Success stories similar to Hubble's echoed throughout the first day of the conference, where upstart companies spanning underwear to acne cream shared strategies that have helped them shake up categories dominated by slower-to-adapt legacy players. Horwitz, in his talk, also laid out what he viewed as the important points of differentiation between traditional brands and their DTC challengers, and how the competitive narrative that's emerged between the two isn't always so clear-cut. He noted that many of the founders of notable DTC businesses, such as Harry's, Warby Parker and his own company, have backgrounds in finance and consulting, which has created a more performance-led approach than what's found on the typical brand building path.
At the same time, Horwitz noted that old guard advertisers remain gatekeepers in crucial areas for growth that DTC brands often don't have access to, suggesting there's potential for the two parties to meet somewhere in the middle. The analysis felt particularly salient at a show, not only crowded with DTC brands, but also executives from companies like Johnson & Johnson and L'Oréal. Hubble, for its part, received a minority investment from Colgate-Palmolive this summer.
"If marketing were the only part of this story, I think you'd have a really exciting narrative and a pretty dominant one for the digital direct brands," Horwitz said. "But that isn't the only part of the story.

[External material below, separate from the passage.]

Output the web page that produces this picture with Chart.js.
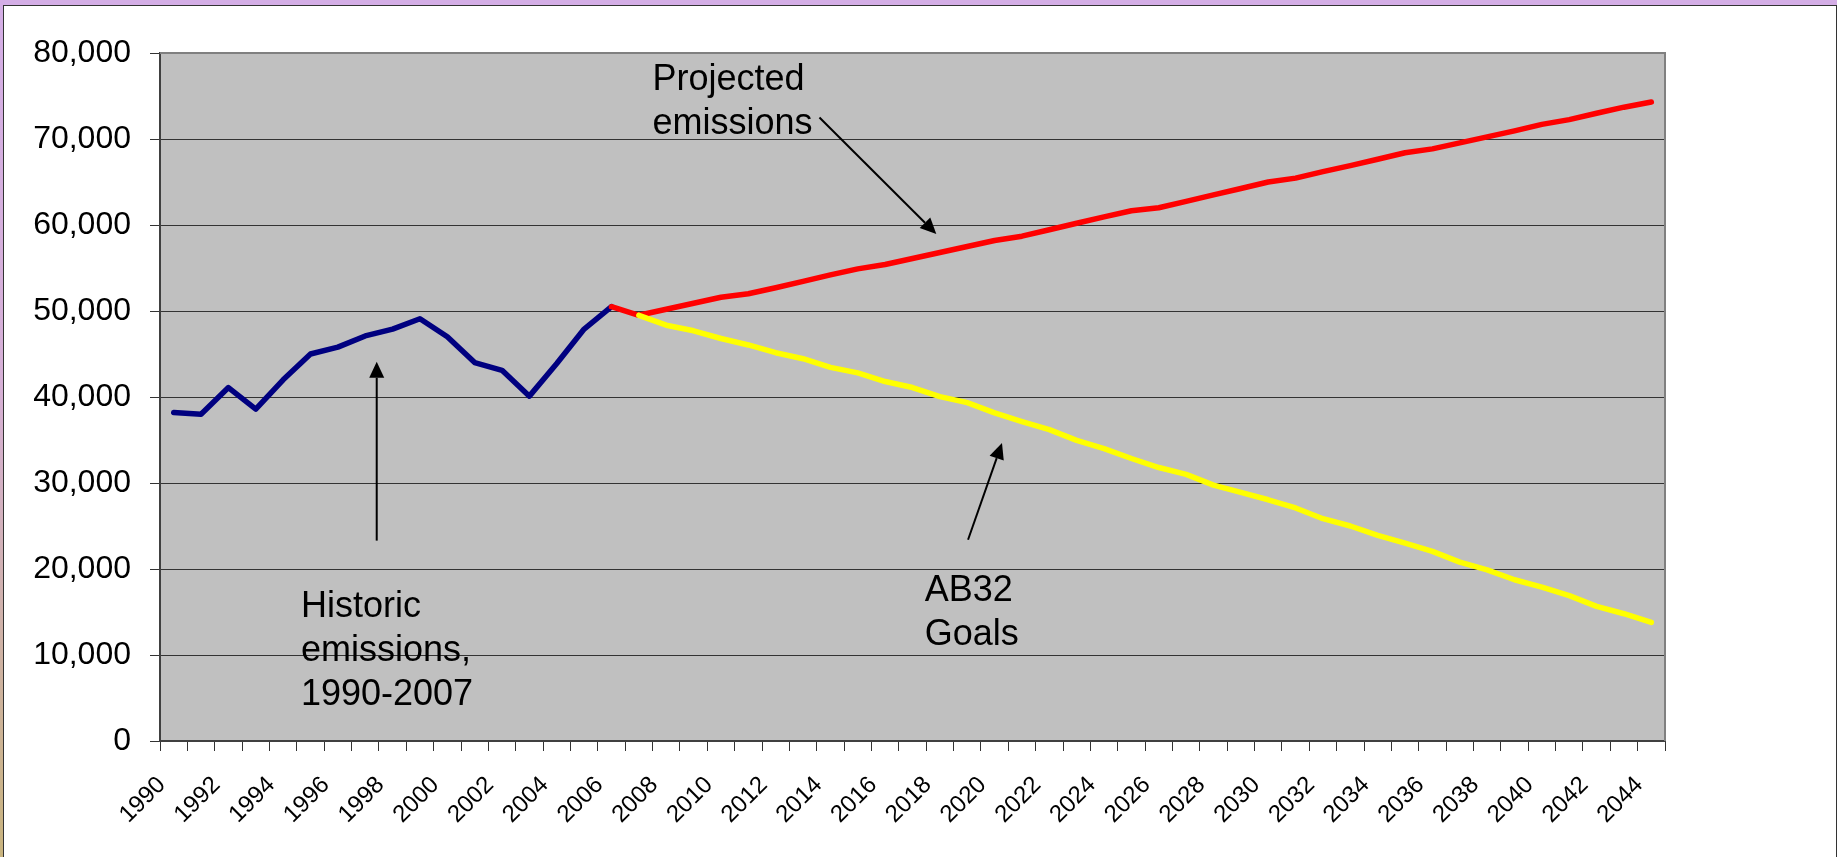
<!DOCTYPE html>
<html>
<head>
<meta charset="utf-8">
<script src="https://cdn.jsdelivr.net/npm/chart.js@4.4.0/dist/chart.umd.min.js"></script>
<style>
  html, body { margin: 0; padding: 0; }
  body {
    width: 1837px;
    height: 857px;
    overflow: hidden;
    position: relative;
    background: linear-gradient(to bottom, #d4aee6 0%, #d6b0d6 45%, #c9b47e 100%);
  }
  .frame {
    position: absolute;
    left: 3px;
    top: 5px;
    right: 0;
    bottom: -10px;
    background: #fff;
    border: 1px solid #333;
  }
  #emissionsChart { position: absolute; left: 0; top: 0; }
</style>
</head>
<body>
<div class="frame"></div>
<canvas id="emissionsChart" width="1837" height="857"></canvas>
<script>
const years = [
  '1990', '1991', '1992', '1993', '1994', '1995', '1996', '1997', '1998', '1999',
  '2000', '2001', '2002', '2003', '2004', '2005', '2006', '2007', '2008', '2009',
  '2010', '2011', '2012', '2013', '2014', '2015', '2016', '2017', '2018', '2019',
  '2020', '2021', '2022', '2023', '2024', '2025', '2026', '2027', '2028', '2029',
  '2030', '2031', '2032', '2033', '2034', '2035', '2036', '2037', '2038', '2039',
  '2040', '2041', '2042', '2043', '2044'
];

// historic 1990-2006
const historicStart = '1990';
const historic = [
  38200, 38000, 41100, 38600, 42000, 45000, 45800, 47100, 47900, 49100,
  47000, 44000, 43100, 40100, 43900, 47900, 50500
];

// projected 2006-2044
const projectedStart = '2006';
const projected = [
  50500, 49500, 50200, 50900, 51600, 52000, 52700, 53450, 54200, 54900,
  55400, 56100, 56800, 57500, 58200, 58700, 59450, 60200, 60950, 61650,
  62000, 62750, 63500, 64250, 65000, 65450, 66200, 66900, 67650, 68400,
  68850, 69550, 70250, 70950, 71700, 72250, 73000, 73700, 74300
];

// AB32 goals 2007-2044
const goalsStart = '2007';
const goals = [
  49500, 48350, 47700, 46800, 46050, 45150, 44450, 43450, 42800, 41800,
  41100, 40050, 39350, 38150, 37150, 36200, 34950, 34000, 32850, 31800,
  31000, 29750, 28900, 28050, 27100, 25850, 25000, 23900, 23000, 22050,
  20800, 19900, 18750, 17900, 16900, 15650, 14800, 13800
];

const yMin = 0;
const yMax = 80000;
const yStep = 10000;

// place a series on the full year axis
function onYears(start, values) {
  const out = years.map(() => null);
  const first = years.indexOf(start);
  values.forEach((v, i) => { out[first + i] = v; });
  return out;
}

const notes = [
  { lines: ['Projected', 'emissions'], year: 2007.5, value: 75700 },
  { lines: ['Historic', 'emissions,', '1990-2007'], year: 1994.65, value: 14400 },
  { lines: ['AB32', 'Goals'], year: 2017.45, value: 16300 }
];

const arrows = [
  { from: [2013.6, 72500], to: [2017.87, 58950] },
  { from: [1997.42, 23300], to: [1997.42, 44100] },
  { from: [2019.03, 23400], to: [2020.27, 34650] }
];

const fontFamily = "'Liberation Sans', Arial, sans-serif";

const plotStyle = {
  id: 'plotStyle',
  beforeDraw(chart) {
    const { ctx, chartArea: a } = chart;
    ctx.save();
    ctx.fillStyle = '#c0c0c0';
    ctx.fillRect(a.left, a.top, a.right - a.left, a.bottom - a.top);
    ctx.restore();
  },
  beforeDatasetsDraw(chart) {
    const { ctx, chartArea: a } = chart;
    ctx.save();
    ctx.strokeStyle = '#808080';
    ctx.lineWidth = 2;
    ctx.beginPath();
    ctx.moveTo(a.left, a.top);
    ctx.lineTo(a.right, a.top);
    ctx.lineTo(a.right, a.bottom);
    ctx.stroke();
    ctx.restore();
  },
  afterDraw(chart) {
    const { ctx } = chart;
    const sx = chart.scales.x;
    const sy = chart.scales.y;
    const px = (year, value) => [
      sx.getPixelForValue(year - Number(years[0])),
      sy.getPixelForValue(value)
    ];

    ctx.save();
    ctx.fillStyle = '#000';
    ctx.font = '36px ' + fontFamily;
    ctx.textAlign = 'left';
    ctx.textBaseline = 'alphabetic';
    notes.forEach(n => {
      const [x, y] = px(n.year, n.value);
      n.lines.forEach((line, i) => ctx.fillText(line, x, y + i * 44));
    });

    ctx.strokeStyle = '#000';
    ctx.lineWidth = 2;
    arrows.forEach(a => {
      const [x1, y1] = px(a.from[0], a.from[1]);
      const [x2, y2] = px(a.to[0], a.to[1]);
      const ang = Math.atan2(y2 - y1, x2 - x1);
      const len = 16;
      const half = 7.5;
      const bx = x2 - len * Math.cos(ang);
      const by = y2 - len * Math.sin(ang);
      ctx.beginPath();
      ctx.moveTo(x1, y1);
      ctx.lineTo(bx, by);
      ctx.stroke();
      ctx.beginPath();
      ctx.moveTo(x2, y2);
      ctx.lineTo(bx + half * Math.sin(ang), by - half * Math.cos(ang));
      ctx.lineTo(bx - half * Math.sin(ang), by + half * Math.cos(ang));
      ctx.closePath();
      ctx.fill();
    });
    ctx.restore();
  }
};

Chart.defaults.font.family = fontFamily;
Chart.defaults.color = '#000';

const lineStyle = {
  borderWidth: 5.5,
  pointRadius: 0,
  pointHoverRadius: 0,
  tension: 0,
  borderCapStyle: 'round',
  borderJoinStyle: 'round',
  fill: false
};

new Chart(document.getElementById('emissionsChart').getContext('2d'), {
  type: 'line',
  data: {
    labels: years,
    datasets: [
      { ...lineStyle, label: 'Historic emissions', data: onYears(historicStart, historic), borderColor: '#000080', order: 2 },
      { ...lineStyle, label: 'Projected emissions', data: onYears(projectedStart, projected), borderColor: '#ff0000', order: 1 },
      { ...lineStyle, label: 'AB32 Goals', data: onYears(goalsStart, goals), borderColor: '#ffff00', order: 0 }
    ]
  },
  options: {
    responsive: false,
    animation: false,
    devicePixelRatio: 1,
    layout: {
      padding: { top: 53, right: 172, left: 0, bottom: 0 }
    },
    plugins: {
      legend: { display: false },
      tooltip: { enabled: false }
    },
    scales: {
      x: {
        type: 'category',
        offset: true,
        afterFit(scale) { scale.height = 116; },
        grid: {
          drawOnChartArea: false,
          offset: true,
          tickLength: 10,
          color: '#333',
          lineWidth: 1
        },
        border: { color: '#404040', width: 2 },
        ticks: {
          autoSkip: false,
          minRotation: 45,
          maxRotation: 45,
          padding: 20,
          labelOffset: -12,
          font: { size: 24 },
          callback: (value, index) => (index % 2 === 0 ? years[index] : '')
        }
      },
      y: {
        min: yMin,
        max: yMax,
        afterFit(scale) { scale.width = 160; },
        grid: {
          color: '#333',
          lineWidth: 1,
          tickLength: 10,
          tickColor: '#333'
        },
        border: { color: '#404040', width: 2 },
        ticks: {
          stepSize: yStep,
          padding: 19,
          font: { size: 32 },
          callback: value => value.toLocaleString('en-US')
        }
      }
    }
  },
  plugins: [plotStyle]
});
</script>
</body>
</html>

"All of the advantages you gain as a digital direct brand on the marketing side, you kind of give up on the retail side," he added. "There's still no better business in the world than mass retail. There are so many efficiencies you gain stocking your product on the mass retail shelf."
Avoiding incineration
None of this is to downplay the significant marketing role DTC brands are taking on, having just been added to the Lumascape, which maps out key players across the internet advertising ecosystem. Terence Kajawa, the creator of the popular chart and the founder and CEO of Luma Partners, also recently presented a slide showing how 45 different Procter & Gamble brands are specifically under attack by DTC upstarts.
The starting point for the rise to prominence for these younger players, according to Horwitz, arrived roughly in the 2011-12 window with greater adoption of Facebook's mobile app, Instagram and native advertising units on those platforms. This shift especially pinched traditional marketers on the brand and agency side, who historically specialize in big, "kickass" campaigns, per Horwitz.

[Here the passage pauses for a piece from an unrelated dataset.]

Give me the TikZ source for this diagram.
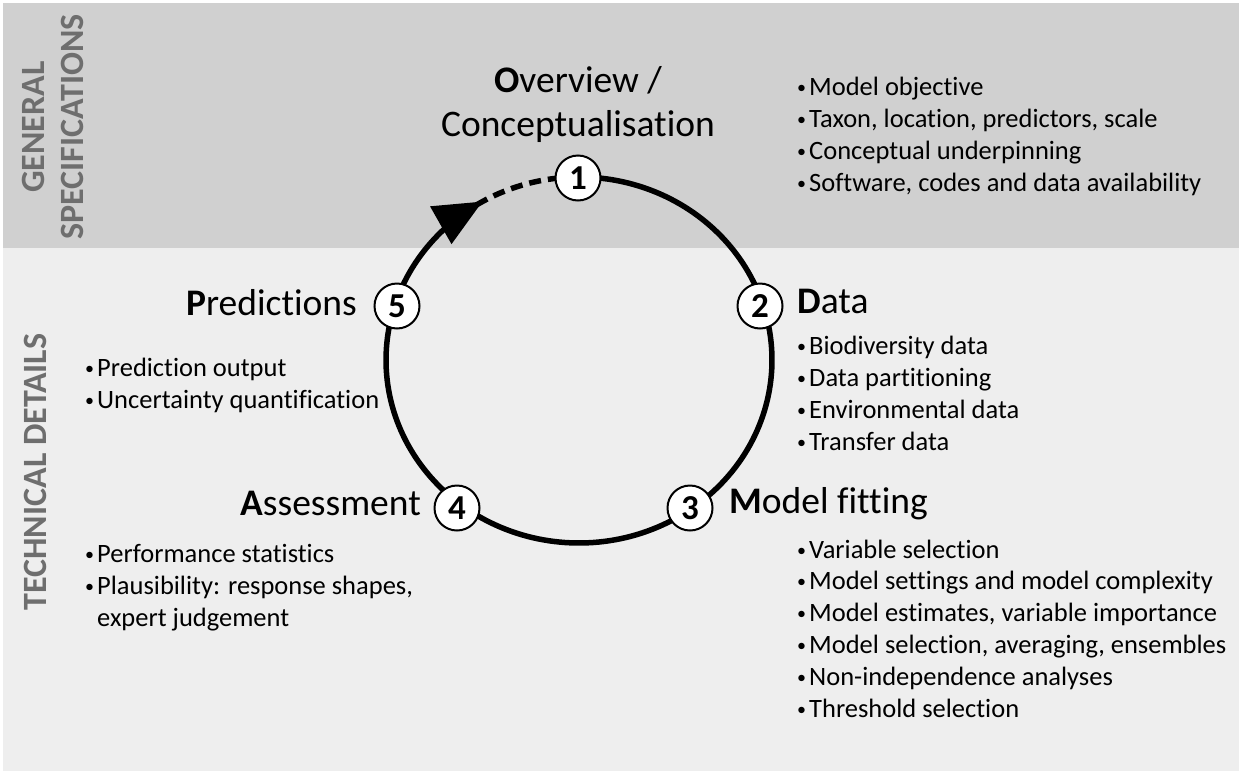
\documentclass[tikz,border=0pt]{standalone}
\usepackage{fontspec}
\setmainfont{Carlito}[Ligatures={NoCommon,NoContextual}]
\usetikzlibrary{arrows.meta}
\definecolor{bgdark}{HTML}{D0D0D0}
\definecolor{bglight}{HTML}{EEEEEE}
\definecolor{sidegray}{HTML}{6E6E6E}
\newcommand\bul{\makebox[12pt][l]{\fontsize{18}{18}\selectfont\raisebox{2pt}{•}}}
\tikzset{
  cyc/.style={line width=5.5pt, black},
  stepnum/.style={circle, draw=black, line width=2pt, fill=white, minimum size=45pt, inner sep=0pt, font=\fontsize{35}{35}\selectfont\bfseries},
  head/.style={inner sep=0pt, font=\fontsize{37.5}{42}\selectfont},
  item/.style={anchor=base west, inner sep=0pt, font=\fontsize{26.5}{30}\selectfont},
  side/.style={rotate=90, inner sep=0pt, text=sidegray, font=\fontsize{34}{36}\selectfont\bfseries}
}
\begin{document}
\begin{tikzpicture}[x=1pt,y=-1pt]
\useasboundingbox (0,0) rectangle (1242,774);
\fill[white] (0,0) rectangle (1242,774);
\fill[bglight] (3,3) rectangle (1239,771);
\fill[bgdark] (3,3) rectangle (1239,248);
% side labels
\node[side] (gen) at (33,127) {GENERAL};
\node[side] (spec) at (72,127) {SPECIFICATIONS};
\node[side] (tech) at (35,472) {TECHNICAL DETAILS};
% cycle
\draw[cyc, -{Triangle[length=48pt,width=42pt]}] plot[domain=90:-240, samples=200] ({579+193*cos(\x)},{360-183*sin(\x)});
\draw[cyc, dash pattern=on 12pt off 7pt] plot[domain=122:91, samples=40] ({579+193*cos(\x)},{360-183*sin(\x)});
% step nodes
\node[stepnum] (n1) at (578,178) {1};
\node[stepnum] (n2) at (760,306) {2};
\node[stepnum] (n3) at (690,508) {3};
\node[stepnum] (n4) at (457,508) {4};
\node[stepnum] (n5) at (397,306) {5};
% headings
\node[head, anchor=base] (h1a) at (578,92) {\textbf{O}verview /};
\node[head, anchor=base] (h1b) at (578,136) {Conceptualisation};
\node[head, anchor=base west] (h2) at (797,313) {\textbf{D}ata};
\node[head, anchor=base west] (h3) at (729,513) {\textbf{M}odel fitting};
\node[head, anchor=base east] (h5) at (357,315) {\textbf{P}redictions};
\node[head, anchor=base east] (h4) at (421,515) {\textbf{A}ssessment};
% lists
\foreach \t [count=\i from 0] in {Model objective, {Taxon, location, predictors, scale}, Conceptual underpinning, {Software, codes and data availability}}
  \node[item] (la\i) at (797,{95+32*\i}) {\bul\t};
\foreach \t [count=\i from 0] in {Biodiversity data, Data partitioning, Environmental data, Transfer data}
  \node[item] (lb\i) at (797,{354+32*\i}) {\bul\t};
\foreach \t [count=\i from 0] in {Variable selection, Model settings and model complexity, {Model estimates, variable importance}, {Model selection, averaging, ensembles}, Non-independence analyses, Threshold selection}
  \node[item] (lc\i) at (797,{558+31.8*\i}) {\bul\t};
\foreach \t [count=\i from 0] in {Prediction output, Uncertainty quantification}
  \node[item] (ld\i) at (85,{376+32*\i}) {\bul\t};
\node[item] (le0) at (85,562) {\bul Performance statistics};
\node[item] (le1) at (85,594) {\bul Plausibility: response shapes,};
\node[item] (le2) at (97,626) {expert judgement};
\end{tikzpicture}
\end{document}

"If you have a $1 million marketing budget and you're putting that toward one creative, you have to be pretty insightful and have strong instincts honed over a long period of time," Horwitz said. "If you're making Facebook creative, it's just different — you're moving from creativity and insight to experimentation and measurement. It becomes a measurement exercise."
P&G's recent moves to pull back on its digital spend — the company admitted to over-targeting on Facebook in 2016 in what was seen as a fairly bold statement at the time — serve as a case study for how large legacy advertisers have struggled with the adjustment in scale, per Horwitz. He also presented the CPG's decision as a bit of a lose-lose situation.
"It's right in that, if you are just launching traditional brand dollars into a digital world, they're going to get incinerated" Horwitz said. "It's wrong in that, as important and impactful as the traditional offline channels [are] ... you can just look at a percentage of total impressions available and of total inventory available [there], it's gone from 90% 15 or 20 years ago to 50% and continuing to decline."
Breakneck pace
While DTC brands might have more flexibility when it comes digital and social marketing, these are still not easy businesses to be in, and ones that are only getting more crowded and mature. Comparatively older DTC brands, now recognized by consumers, increasingly need to leverage channels like Facebook and Instagram for goals beyond simply raising awareness. And despite Horwitz' comments on the declining dominance of traditional media, Hubble, like many DTC brands present at the IAB summit, is thinking more about TV as a means to extend reach beyond the limits of the paid social that laid its foundations.
"A lot of where the game has gone at this point is, it's not just enough to have the Facebook ad anymore to really drive anything in volume. It's what content are you connecting that to: is that going to an earned media piece ... a blog post, a quiz or a questionnaire?" Horwitz said.
"It's a direct response world now," he added later. "If you don't have a checkout to optimize to, you're starting so many steps behind."
Smaller teams and less of a reliance on conventional third parties like media AORs also mean that DTC marketers frequently wear more hats than the usual brand marketer. For Hubble, Horwitz and fellow founder and CEO Benjamin Cogan directly handle tasks such as media buying, including by communicating with partners through casual channels like Slack.
"That's as much as anything the new paradigm," Horwitz said of his media strategy. "We're looking at it on a daily basis, but more practically a weekly or monthly basis — who's deploying more dollars well?"
The demands of that work can be wearying and lead to a volatility that might make a traditional marketer's head spin.
"You look at both our partner mix within a channel, but then our media mix over the course of six to 12 months, and we've had it range enormously: we've had channels go from 0%, up to 40%, back down to 0%, back up to 20%," Horwitz said.
"Part of that's probably stupid, but at the very least we're watching it very closely and overreacting a lot," he added, appearing to be only half-joking.